An initiative backed by industry giants Intel and Nokia aims to increase the development and use of open source software in mobile phones.
The Gnome Mobile & Embedded Initiative (GMAE), announced last week at the Embedded Linux Conference in Santa Clara, California, is open to developers, manufacturers and others interested in developing applications based on Gnome components for new mobile devices.
Gnome is a free-software project aimed at developing a complete range of desktop applications for Linux and Unix-based operating systems.
The GMAE initiative , which intends to extend this expertise to mobile and embedded devices, "is a good idea," said Nick Spencer, an analyst with Canalys.com. "The Linux market for mobile devices still has much maturing to do. To get developers interested in building applications for open source operating systems and involved in the standardization process is a good thing."
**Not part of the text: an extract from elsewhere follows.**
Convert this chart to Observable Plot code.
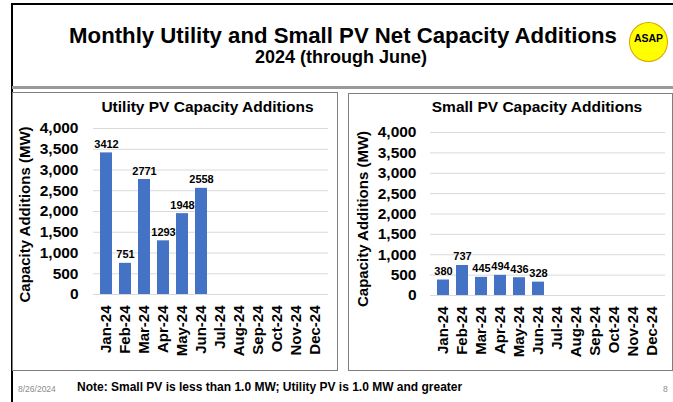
<!DOCTYPE html>
<html><head><meta charset="utf-8">
<script src="https://cdn.jsdelivr.net/npm/d3@7"></script>
<script src="https://cdn.jsdelivr.net/npm/@observablehq/plot@0.6"></script>
<style>
html,body{margin:0;padding:0;background:#fff;}
#page{position:relative;width:673px;height:402px;overflow:hidden;font-family:"Liberation Sans",Arial,sans-serif;color:#000;background:#fff;}
.abs{position:absolute;box-sizing:border-box;}
.t{position:absolute;line-height:1;white-space:nowrap;font-weight:bold;transform:translateX(-50%);}
.l{position:absolute;line-height:1;white-space:nowrap;}
</style></head><body>
<div id="page">
  <div class="abs" style="left:11px;top:3px;width:680px;height:420px;border-left:2px solid #000;border-top:2px solid #000;"></div>
  <div class="abs" style="left:12px;top:86px;width:670px;height:3px;background:#9a9a9a;"></div>
  <div class="t" style="left:343px;top:24.5px;font-size:22.2px;">Monthly Utility and Small PV Net Capacity Additions</div>
  <div class="t" style="left:341px;top:47.8px;font-size:18px;">2024 (through June)</div>
  <div class="abs" style="left:629px;top:22px;width:39px;height:40px;border-radius:50%;background:#ffff00;border:1.5px solid #d9a400;"></div>
  <div class="t" style="left:648.5px;top:32.5px;font-size:10.5px;">ASAP</div>

  <div class="abs" style="left:12px;top:92px;width:326px;height:279px;border:1px solid #7f7f7f;"></div>
  <div class="abs" style="left:348px;top:93px;width:325px;height:278px;border:1px solid #7f7f7f;"></div>

  <div class="t" id="title1" style="left:207.5px;top:99px;font-size:15.5px;"></div>
  <div class="t" id="title2" style="left:537px;top:99.3px;font-size:15.5px;"></div>

  <div class="abs" id="chart1" style="left:13px;top:115px;"></div>
  <div class="abs" id="chart2" style="left:348px;top:115px;"></div>

  <div class="l" style="left:18px;top:385px;font-size:8.5px;color:#8c8c8c;">8/26/2024</div>
  <div class="l" style="left:77px;top:380.8px;font-size:12px;font-weight:bold;">Note: Small PV is less than 1.0 MW; Utility PV is 1.0 MW and greater</div>
  <div class="l" style="left:663px;top:385px;font-size:8.5px;color:#8c8c8c;">8</div>
</div>
<script>
const months = ["Jan-24","Feb-24","Mar-24","Apr-24","May-24","Jun-24","Jul-24","Aug-24","Sep-24","Oct-24","Nov-24","Dec-24"];
const reportedMonths = ["Jan-24","Feb-24","Mar-24","Apr-24","May-24","Jun-24"];
const utilityValues = [3412, 751, 2771, 1293, 1948, 2558];
const smallValues = [380, 737, 445, 494, 436, 328];
const yTicks = [0, 500, 1000, 1500, 2000, 2500, 3000, 3500, 4000];
const chartTitles = ["Utility PV Capacity Additions", "Small PV Capacity Additions"];
const yLabel = "Capacity Additions (MW)";

document.getElementById("title1").textContent = chartTitles[0];
document.getElementById("title2").textContent = chartTitles[1];

function makeChart(values, cfg) {
  const data = reportedMonths.map((m, i) => ({month: m, value: values[i]}));
  return Plot.plot({
    width: 324,
    height: 250,
    marginLeft: cfg.marginLeft,
    marginRight: cfg.marginRight,
    marginTop: cfg.marginTop,
    marginBottom: cfg.marginBottom,
    style: {fontFamily: "'Liberation Sans', Arial, sans-serif", fontWeight: "bold", fontSize: "15px", background: "transparent", overflow: "visible", color: "#000"},
    x: {domain: months, paddingInner: 0.35, paddingOuter: 0.15, label: null},
    y: {domain: [0, 4000], label: null},
    marks: [
      Plot.gridY(yTicks, {stroke: "#d9d9d9", strokeOpacity: 1}),
      Plot.barY(data, {x: "month", y: "value", fill: "#4472C4"}),
      Plot.text(data, {x: "month", y: "value", text: d => String(d.value), lineAnchor: "bottom", dy: -5, fontSize: 11}),
      Plot.axisY({ticks: yTicks, tickFormat: d3.format(","), tickSize: 0, tickPadding: cfg.tickPadding, fontSize: 15.5, label: null}),
      Plot.axisX({tickRotate: -90, tickSize: 0, tickPadding: 11, fontSize: 15, label: null}),
      Plot.text([yLabel], {frameAnchor: "left", textAnchor: "middle", lineAnchor: "middle", rotate: -90, dx: cfg.labelDx, dy: cfg.labelDy, fontSize: 15})
    ]
  });
}

document.getElementById("chart1").append(makeChart(utilityValues, {marginLeft: 80, marginRight: 9, marginTop: 13, marginBottom: 71, tickPadding: 15, labelDx: -68, labelDy: 3}));
document.getElementById("chart2").append(makeChart(smallValues, {marginLeft: 82, marginRight: 7, marginTop: 17, marginBottom: 70, tickPadding: 14, labelDx: -67.5, labelDy: 5}));
</script>
</body></html>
At the end of 2006, Linux accounted for only around 6 percent of the market for smart phone operating systems, compared to Symbian's 67 percent market share and Windows Mobile 14 percent, according to Canalys market research. Blackberry had 7 percent and the remaining operating systems, including Palm, had 5 percent.
Although the use of Linux in smart phones is still comparatively low, demand for the open source operating system will increase as more vendors look to move away from older proprietary phone operating systems, according to Spencer. "Demand in Asia is growing very strongly, particularly in China," he said.
The GMAE platform will launch as a subset of the Gnome platform, but GMAE developers plan to expand the platform to enable new features, according. Components under consideration include the Java Mobile & Embedded (JavaME) platform, the GeoClue geolocation service, the PulseAudio audio management function and the Tinymail mobile e-mail system.
In line with Gnome policy, the GMAE platform will be distributed under LGPL (GNU Lesser General Public License) terms, which allow for royalty-free use of the technology but encourages contribution of platform code changes to the Gnome community.